Two Sundays and one roll later (yeah, that's a lot for me- I shoot 35mm with a large format mind set), I was looking forward to a successful start with several very promising possibilities... that never transpired upon development. Perhaps pushing my well past 50yr old bod all the way up such incredible heights into an oxygen depleted strata of our atmosphere had taken its toll on my mental faculties. All I got for my effort (besides the exercise) was... a roll full of almost(s). So, what went wrong?
The picture above was shot in somewhat similar circumstances, and is one of my all time faves. But it has a few more things going for it. For one, it has those incredibly dramatic clouds that seem to extend into space itself, it also has... a background that envelops the lone subject right into the protruding foreground- and it doesn't get much better than the Grand Canyon. As beautiful, as San Francisco can be, atop its scenic viewpoint, the skyline's way off in the distance, flat as a pancake, and was of no aesthetic consequence whatsoever.
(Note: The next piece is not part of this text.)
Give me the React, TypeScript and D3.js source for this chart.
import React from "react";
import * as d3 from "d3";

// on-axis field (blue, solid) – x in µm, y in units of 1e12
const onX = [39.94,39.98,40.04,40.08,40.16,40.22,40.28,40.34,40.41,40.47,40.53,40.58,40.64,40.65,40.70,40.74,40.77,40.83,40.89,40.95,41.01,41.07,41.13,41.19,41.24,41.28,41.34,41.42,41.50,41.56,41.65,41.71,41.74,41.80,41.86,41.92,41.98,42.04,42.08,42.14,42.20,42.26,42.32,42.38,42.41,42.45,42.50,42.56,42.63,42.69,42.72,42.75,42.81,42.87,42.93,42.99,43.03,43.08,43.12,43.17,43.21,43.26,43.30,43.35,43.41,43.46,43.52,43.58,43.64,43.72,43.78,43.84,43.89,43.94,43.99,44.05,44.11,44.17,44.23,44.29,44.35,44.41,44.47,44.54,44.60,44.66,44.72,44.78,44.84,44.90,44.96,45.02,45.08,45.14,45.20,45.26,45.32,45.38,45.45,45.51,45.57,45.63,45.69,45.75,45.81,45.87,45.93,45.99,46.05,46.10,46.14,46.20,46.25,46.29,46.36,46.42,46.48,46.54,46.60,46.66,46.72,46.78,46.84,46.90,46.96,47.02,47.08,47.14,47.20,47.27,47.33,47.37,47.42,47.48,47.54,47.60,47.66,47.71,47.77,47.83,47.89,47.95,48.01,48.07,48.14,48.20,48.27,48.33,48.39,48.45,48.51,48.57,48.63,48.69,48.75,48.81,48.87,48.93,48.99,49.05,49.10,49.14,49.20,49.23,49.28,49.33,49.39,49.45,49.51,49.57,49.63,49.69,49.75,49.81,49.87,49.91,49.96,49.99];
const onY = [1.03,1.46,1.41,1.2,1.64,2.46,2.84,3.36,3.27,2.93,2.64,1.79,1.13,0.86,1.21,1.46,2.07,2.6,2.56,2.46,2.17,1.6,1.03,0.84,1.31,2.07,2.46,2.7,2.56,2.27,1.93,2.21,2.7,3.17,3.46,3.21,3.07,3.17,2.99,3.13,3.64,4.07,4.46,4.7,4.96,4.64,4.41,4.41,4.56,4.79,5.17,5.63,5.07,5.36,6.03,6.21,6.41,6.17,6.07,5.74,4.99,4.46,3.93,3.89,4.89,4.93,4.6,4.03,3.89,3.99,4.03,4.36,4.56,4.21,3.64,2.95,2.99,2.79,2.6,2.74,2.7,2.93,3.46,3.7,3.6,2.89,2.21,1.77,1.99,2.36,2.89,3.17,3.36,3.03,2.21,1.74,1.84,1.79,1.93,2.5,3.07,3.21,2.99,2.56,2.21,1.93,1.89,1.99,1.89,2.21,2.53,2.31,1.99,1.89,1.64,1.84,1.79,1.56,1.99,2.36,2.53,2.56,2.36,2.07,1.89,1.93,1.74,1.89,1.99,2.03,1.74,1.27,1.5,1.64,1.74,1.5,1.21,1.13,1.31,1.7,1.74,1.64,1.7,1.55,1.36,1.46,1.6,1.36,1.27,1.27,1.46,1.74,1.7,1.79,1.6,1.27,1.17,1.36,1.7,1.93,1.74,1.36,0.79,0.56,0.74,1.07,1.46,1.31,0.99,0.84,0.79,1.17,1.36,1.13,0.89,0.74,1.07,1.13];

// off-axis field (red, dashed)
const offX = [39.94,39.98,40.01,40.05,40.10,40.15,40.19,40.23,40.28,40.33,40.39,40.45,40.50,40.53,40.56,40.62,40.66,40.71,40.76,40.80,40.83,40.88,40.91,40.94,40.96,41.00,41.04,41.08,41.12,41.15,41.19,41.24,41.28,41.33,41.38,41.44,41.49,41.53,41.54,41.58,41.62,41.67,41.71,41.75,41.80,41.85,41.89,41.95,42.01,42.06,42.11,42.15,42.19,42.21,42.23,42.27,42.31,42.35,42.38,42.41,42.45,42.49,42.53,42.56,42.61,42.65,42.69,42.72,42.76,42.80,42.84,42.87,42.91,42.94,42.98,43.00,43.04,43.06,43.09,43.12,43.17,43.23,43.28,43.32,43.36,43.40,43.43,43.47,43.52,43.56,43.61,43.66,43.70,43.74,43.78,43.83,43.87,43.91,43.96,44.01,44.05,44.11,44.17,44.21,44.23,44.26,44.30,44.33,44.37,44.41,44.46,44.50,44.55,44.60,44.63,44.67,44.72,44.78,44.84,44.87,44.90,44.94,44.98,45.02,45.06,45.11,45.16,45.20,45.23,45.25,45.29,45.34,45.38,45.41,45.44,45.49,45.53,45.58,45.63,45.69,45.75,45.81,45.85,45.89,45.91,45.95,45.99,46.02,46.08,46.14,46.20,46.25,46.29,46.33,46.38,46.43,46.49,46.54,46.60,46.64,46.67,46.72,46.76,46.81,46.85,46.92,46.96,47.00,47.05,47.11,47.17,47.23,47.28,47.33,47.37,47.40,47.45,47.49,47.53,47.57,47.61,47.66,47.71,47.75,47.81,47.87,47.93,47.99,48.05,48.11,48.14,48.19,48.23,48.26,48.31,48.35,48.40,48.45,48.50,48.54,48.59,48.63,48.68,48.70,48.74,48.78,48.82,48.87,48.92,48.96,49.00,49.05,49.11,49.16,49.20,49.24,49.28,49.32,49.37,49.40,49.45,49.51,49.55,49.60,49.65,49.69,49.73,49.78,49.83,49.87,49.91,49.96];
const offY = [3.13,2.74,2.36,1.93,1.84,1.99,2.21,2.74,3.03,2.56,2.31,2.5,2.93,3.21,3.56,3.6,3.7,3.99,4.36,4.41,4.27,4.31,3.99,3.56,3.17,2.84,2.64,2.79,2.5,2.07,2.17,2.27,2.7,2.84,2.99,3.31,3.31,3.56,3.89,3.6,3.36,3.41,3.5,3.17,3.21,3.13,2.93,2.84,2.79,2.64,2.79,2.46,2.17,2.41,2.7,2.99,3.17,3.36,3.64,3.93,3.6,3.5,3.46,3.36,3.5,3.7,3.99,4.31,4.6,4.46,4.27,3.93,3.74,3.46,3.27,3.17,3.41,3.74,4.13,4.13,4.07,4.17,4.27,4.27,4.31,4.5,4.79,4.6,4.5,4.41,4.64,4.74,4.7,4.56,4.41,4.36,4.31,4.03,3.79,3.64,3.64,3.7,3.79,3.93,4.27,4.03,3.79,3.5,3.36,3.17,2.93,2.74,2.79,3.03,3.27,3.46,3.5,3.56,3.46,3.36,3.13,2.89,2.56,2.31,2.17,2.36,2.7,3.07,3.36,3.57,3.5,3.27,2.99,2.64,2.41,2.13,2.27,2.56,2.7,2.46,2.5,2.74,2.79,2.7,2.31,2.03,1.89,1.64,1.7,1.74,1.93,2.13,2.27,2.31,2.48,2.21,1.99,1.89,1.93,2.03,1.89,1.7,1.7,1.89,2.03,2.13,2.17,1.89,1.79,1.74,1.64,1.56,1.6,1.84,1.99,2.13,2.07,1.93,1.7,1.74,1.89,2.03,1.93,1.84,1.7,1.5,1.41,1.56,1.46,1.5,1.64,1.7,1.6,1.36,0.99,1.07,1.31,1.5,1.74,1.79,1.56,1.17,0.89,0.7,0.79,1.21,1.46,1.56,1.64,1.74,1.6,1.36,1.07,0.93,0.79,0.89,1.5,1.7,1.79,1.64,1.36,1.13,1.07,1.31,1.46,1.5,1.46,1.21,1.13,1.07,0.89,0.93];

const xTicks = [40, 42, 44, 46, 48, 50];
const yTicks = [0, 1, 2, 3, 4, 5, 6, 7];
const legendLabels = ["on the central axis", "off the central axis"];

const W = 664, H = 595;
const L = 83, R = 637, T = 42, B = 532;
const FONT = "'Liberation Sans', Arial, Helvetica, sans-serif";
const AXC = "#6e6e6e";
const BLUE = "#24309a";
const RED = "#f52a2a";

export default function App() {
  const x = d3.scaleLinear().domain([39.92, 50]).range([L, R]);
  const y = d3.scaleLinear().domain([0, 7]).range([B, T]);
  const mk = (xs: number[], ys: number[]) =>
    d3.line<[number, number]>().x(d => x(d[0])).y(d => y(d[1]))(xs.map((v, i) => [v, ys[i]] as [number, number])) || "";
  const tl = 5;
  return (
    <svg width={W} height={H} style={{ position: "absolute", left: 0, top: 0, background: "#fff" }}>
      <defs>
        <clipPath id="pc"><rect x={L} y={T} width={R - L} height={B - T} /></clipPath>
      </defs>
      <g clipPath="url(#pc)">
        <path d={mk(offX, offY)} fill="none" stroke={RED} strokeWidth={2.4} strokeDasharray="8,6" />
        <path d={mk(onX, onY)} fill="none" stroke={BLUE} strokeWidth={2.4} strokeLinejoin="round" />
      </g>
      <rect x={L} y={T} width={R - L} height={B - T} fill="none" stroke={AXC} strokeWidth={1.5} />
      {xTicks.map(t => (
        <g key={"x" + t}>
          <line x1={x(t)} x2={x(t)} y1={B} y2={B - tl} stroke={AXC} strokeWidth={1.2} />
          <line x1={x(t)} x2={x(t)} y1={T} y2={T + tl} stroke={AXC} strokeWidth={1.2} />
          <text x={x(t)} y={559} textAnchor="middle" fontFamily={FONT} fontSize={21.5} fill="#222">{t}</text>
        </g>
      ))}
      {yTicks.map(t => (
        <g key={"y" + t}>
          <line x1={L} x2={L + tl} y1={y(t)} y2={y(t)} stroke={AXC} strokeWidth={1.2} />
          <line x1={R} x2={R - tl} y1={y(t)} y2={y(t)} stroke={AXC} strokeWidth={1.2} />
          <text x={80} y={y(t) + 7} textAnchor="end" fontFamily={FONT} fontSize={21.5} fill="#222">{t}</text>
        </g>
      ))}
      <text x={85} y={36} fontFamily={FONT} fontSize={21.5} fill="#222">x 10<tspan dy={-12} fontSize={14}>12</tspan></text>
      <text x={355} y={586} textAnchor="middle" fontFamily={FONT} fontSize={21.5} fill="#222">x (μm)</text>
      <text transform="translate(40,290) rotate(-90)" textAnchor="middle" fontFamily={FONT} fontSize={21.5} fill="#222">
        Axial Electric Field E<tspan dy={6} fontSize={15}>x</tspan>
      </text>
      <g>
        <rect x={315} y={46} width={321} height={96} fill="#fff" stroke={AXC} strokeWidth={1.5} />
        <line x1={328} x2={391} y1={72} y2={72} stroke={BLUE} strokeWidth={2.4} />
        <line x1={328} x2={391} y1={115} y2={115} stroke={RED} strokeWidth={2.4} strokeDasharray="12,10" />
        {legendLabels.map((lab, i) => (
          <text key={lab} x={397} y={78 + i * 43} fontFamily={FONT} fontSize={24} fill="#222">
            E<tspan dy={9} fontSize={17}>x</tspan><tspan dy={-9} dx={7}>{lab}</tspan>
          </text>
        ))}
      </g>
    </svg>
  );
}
And that was what was most missing in my photos- a background to play the groupings of tourists against and make for a successful composition. Without a backdrop to add a layer of contrast and interest, the weight fell entirely on the tourists in the foreground. They did their job alright, but the supporting cast didn't show; they couldn't pass the ball, and I couldn't make the hoop (hey, it's playoff season). Perhaps that was why I had very consciously, and uncharacteristically, become very aware of the color of people's clothing while shooting- my unconscious was signalling that there just wasn't enough there (no, not oxygen depletion- stimulus deprivation)! I would need the composition to focus completely on the form and actions of the main subjects- and the two instances where that almost manifested imploded when others walked into the frame just as I was about to release. I'll probably make it up there once more before summer's out (again, outta sheer desperation), not to do an essay- that's definitely not gonna fly. But I gotta (gotta) get at least one shot out of it... maybe.